_Data listing_.
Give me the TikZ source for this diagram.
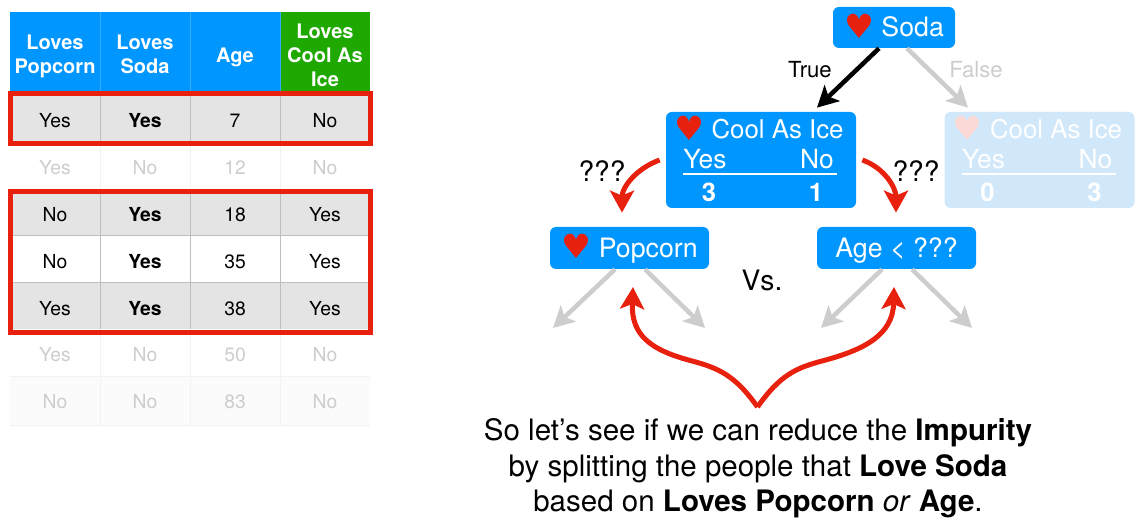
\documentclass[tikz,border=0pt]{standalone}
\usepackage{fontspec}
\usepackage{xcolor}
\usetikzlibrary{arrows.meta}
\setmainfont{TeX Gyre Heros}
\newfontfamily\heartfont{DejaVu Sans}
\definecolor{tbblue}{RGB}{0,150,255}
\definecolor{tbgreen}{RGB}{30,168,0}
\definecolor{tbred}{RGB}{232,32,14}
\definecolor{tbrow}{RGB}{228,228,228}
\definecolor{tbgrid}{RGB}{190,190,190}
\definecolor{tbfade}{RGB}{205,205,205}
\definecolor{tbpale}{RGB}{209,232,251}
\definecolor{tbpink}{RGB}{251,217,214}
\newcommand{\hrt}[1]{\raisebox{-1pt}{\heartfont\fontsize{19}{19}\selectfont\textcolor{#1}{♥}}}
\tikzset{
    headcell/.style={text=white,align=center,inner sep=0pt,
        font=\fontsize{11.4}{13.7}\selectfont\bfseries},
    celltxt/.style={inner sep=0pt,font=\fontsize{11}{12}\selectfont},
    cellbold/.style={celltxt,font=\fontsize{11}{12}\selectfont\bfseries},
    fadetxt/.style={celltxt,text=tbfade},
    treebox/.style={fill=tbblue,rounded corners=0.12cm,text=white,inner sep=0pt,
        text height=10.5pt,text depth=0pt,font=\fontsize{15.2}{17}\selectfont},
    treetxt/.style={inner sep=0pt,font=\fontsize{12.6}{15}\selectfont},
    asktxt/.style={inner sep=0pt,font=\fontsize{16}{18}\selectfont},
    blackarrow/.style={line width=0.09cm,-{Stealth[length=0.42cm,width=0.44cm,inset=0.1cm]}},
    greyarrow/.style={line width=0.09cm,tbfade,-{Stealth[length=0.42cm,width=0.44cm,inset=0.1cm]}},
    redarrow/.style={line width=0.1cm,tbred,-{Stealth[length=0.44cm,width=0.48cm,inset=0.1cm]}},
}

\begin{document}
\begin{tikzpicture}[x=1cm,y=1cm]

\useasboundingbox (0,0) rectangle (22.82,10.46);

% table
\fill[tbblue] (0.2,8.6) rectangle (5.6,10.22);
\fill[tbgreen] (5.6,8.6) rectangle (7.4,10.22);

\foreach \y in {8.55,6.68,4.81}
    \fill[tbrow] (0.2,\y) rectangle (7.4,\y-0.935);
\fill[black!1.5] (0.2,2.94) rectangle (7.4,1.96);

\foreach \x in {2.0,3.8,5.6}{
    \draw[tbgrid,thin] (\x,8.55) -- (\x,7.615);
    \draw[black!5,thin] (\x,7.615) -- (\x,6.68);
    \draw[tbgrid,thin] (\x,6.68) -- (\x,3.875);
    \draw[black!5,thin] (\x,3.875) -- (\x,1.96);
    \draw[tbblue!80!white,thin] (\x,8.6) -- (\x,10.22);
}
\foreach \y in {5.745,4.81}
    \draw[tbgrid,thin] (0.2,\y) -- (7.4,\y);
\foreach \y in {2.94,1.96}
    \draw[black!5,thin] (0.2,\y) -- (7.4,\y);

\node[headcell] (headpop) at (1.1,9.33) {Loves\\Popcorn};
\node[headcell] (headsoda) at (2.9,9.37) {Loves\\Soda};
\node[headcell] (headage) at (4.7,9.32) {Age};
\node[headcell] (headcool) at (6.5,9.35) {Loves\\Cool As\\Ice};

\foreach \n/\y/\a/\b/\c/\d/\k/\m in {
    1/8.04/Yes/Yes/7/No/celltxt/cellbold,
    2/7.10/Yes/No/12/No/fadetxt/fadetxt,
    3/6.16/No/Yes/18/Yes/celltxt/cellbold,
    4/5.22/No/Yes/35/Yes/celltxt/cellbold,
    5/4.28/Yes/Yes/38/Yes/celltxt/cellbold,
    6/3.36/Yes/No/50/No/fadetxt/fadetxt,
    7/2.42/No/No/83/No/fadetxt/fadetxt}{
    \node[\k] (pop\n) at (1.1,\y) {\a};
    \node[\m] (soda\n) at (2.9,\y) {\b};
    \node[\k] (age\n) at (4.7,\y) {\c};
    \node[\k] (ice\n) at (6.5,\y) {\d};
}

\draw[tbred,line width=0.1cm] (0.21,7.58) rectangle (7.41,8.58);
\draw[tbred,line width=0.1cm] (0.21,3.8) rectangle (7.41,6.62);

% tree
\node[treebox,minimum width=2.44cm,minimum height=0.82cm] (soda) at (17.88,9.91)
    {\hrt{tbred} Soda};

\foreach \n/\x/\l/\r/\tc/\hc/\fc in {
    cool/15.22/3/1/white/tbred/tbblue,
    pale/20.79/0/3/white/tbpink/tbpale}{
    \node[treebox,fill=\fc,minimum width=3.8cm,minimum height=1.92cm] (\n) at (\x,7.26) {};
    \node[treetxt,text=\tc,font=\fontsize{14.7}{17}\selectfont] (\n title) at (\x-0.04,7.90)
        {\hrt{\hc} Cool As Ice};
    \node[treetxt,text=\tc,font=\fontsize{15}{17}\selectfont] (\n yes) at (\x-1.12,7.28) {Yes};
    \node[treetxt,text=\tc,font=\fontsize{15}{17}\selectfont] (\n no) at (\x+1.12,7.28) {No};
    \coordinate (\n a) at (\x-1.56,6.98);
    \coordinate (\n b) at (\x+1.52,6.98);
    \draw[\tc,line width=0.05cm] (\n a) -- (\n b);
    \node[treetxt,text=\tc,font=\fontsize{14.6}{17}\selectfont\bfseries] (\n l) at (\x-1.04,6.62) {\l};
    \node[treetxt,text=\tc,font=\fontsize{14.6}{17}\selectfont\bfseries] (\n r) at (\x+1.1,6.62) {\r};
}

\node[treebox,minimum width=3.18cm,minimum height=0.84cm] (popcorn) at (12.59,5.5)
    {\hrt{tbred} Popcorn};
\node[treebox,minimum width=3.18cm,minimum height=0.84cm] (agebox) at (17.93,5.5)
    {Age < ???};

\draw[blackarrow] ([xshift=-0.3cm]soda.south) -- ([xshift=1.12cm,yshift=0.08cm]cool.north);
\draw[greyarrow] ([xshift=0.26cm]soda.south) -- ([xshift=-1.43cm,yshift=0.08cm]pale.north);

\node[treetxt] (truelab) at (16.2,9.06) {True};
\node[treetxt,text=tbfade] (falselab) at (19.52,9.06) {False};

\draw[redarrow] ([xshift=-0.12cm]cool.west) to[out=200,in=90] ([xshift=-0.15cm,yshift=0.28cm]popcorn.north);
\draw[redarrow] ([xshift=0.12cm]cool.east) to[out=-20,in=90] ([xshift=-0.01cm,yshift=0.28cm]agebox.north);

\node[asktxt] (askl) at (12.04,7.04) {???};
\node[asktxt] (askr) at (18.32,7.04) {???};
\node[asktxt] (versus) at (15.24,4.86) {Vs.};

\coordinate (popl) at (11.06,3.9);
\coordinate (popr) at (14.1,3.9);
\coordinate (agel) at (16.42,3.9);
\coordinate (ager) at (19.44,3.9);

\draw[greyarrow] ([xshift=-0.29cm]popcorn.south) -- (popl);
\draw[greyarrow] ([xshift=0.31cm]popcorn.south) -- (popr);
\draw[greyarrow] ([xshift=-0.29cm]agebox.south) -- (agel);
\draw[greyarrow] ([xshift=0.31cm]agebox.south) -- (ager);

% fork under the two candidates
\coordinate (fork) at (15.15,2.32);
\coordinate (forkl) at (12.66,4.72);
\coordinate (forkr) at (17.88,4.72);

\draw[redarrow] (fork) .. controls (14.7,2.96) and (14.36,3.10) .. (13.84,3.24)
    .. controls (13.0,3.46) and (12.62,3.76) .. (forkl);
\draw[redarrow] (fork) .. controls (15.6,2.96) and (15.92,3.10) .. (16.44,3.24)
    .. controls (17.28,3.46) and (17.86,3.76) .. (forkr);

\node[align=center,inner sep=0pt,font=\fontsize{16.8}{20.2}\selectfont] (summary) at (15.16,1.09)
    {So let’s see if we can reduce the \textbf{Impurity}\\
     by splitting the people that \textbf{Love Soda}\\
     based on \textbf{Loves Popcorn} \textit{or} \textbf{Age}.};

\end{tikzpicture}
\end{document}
---
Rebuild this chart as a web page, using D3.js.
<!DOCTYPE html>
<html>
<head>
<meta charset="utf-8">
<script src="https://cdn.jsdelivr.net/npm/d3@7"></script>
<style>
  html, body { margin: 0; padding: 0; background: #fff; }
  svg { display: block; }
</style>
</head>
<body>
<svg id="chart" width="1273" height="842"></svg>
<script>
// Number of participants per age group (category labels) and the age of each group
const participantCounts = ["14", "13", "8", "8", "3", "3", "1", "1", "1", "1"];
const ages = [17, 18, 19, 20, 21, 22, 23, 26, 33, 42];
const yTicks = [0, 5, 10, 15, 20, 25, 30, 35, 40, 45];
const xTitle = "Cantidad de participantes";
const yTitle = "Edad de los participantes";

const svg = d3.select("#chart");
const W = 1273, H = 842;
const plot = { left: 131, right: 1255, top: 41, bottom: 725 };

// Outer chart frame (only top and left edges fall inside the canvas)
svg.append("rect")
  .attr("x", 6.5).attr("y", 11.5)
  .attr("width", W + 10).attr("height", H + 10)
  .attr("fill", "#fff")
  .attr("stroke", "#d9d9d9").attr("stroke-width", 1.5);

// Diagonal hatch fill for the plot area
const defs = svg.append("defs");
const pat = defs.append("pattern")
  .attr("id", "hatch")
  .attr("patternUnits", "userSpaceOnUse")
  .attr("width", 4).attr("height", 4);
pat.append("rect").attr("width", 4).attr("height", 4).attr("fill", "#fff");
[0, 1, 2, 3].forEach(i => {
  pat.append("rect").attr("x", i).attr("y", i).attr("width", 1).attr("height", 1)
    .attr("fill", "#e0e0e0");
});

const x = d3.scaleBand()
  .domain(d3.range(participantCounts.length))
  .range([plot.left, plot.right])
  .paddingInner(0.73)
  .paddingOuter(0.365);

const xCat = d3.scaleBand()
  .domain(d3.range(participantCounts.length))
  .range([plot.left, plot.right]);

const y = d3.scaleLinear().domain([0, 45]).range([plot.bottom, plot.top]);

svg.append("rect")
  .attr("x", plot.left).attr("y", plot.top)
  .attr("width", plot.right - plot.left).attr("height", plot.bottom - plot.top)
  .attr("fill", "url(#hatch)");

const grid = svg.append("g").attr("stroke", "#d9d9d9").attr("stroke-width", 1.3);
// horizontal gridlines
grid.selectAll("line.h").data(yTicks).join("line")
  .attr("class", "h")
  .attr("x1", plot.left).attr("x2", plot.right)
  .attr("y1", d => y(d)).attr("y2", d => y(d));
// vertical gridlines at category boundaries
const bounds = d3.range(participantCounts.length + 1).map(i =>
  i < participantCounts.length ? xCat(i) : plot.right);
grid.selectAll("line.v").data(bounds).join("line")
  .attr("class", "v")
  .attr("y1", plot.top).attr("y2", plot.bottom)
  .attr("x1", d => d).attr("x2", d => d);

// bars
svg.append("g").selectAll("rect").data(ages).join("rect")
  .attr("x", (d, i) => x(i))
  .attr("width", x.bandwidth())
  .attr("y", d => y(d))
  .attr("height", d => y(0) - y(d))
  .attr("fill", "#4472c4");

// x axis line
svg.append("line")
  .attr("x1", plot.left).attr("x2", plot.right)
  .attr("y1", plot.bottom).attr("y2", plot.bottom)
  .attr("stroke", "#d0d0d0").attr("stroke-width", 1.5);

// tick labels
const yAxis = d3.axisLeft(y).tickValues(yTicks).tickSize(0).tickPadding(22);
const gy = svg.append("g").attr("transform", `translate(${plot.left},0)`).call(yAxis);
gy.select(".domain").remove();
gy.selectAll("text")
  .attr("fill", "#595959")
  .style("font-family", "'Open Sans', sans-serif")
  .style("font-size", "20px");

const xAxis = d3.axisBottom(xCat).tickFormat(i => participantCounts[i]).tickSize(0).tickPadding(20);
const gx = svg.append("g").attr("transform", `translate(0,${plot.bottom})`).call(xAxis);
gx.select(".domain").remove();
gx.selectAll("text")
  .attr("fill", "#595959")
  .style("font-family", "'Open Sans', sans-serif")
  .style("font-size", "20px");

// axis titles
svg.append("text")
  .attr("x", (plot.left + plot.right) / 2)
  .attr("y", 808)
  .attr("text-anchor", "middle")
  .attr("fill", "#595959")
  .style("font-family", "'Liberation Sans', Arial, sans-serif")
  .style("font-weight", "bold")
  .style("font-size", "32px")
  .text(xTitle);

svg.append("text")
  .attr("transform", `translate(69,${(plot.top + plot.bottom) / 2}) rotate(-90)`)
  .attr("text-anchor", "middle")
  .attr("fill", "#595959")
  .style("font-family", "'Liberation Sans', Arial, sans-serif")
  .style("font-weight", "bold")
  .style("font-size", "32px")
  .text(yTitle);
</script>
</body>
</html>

_What to work on_.
Pull out each line of the records holding the string "this".

_Finished task_.
Give me the TikZ source for this diagram.
Rebuild this chart as a web page, using D3.js.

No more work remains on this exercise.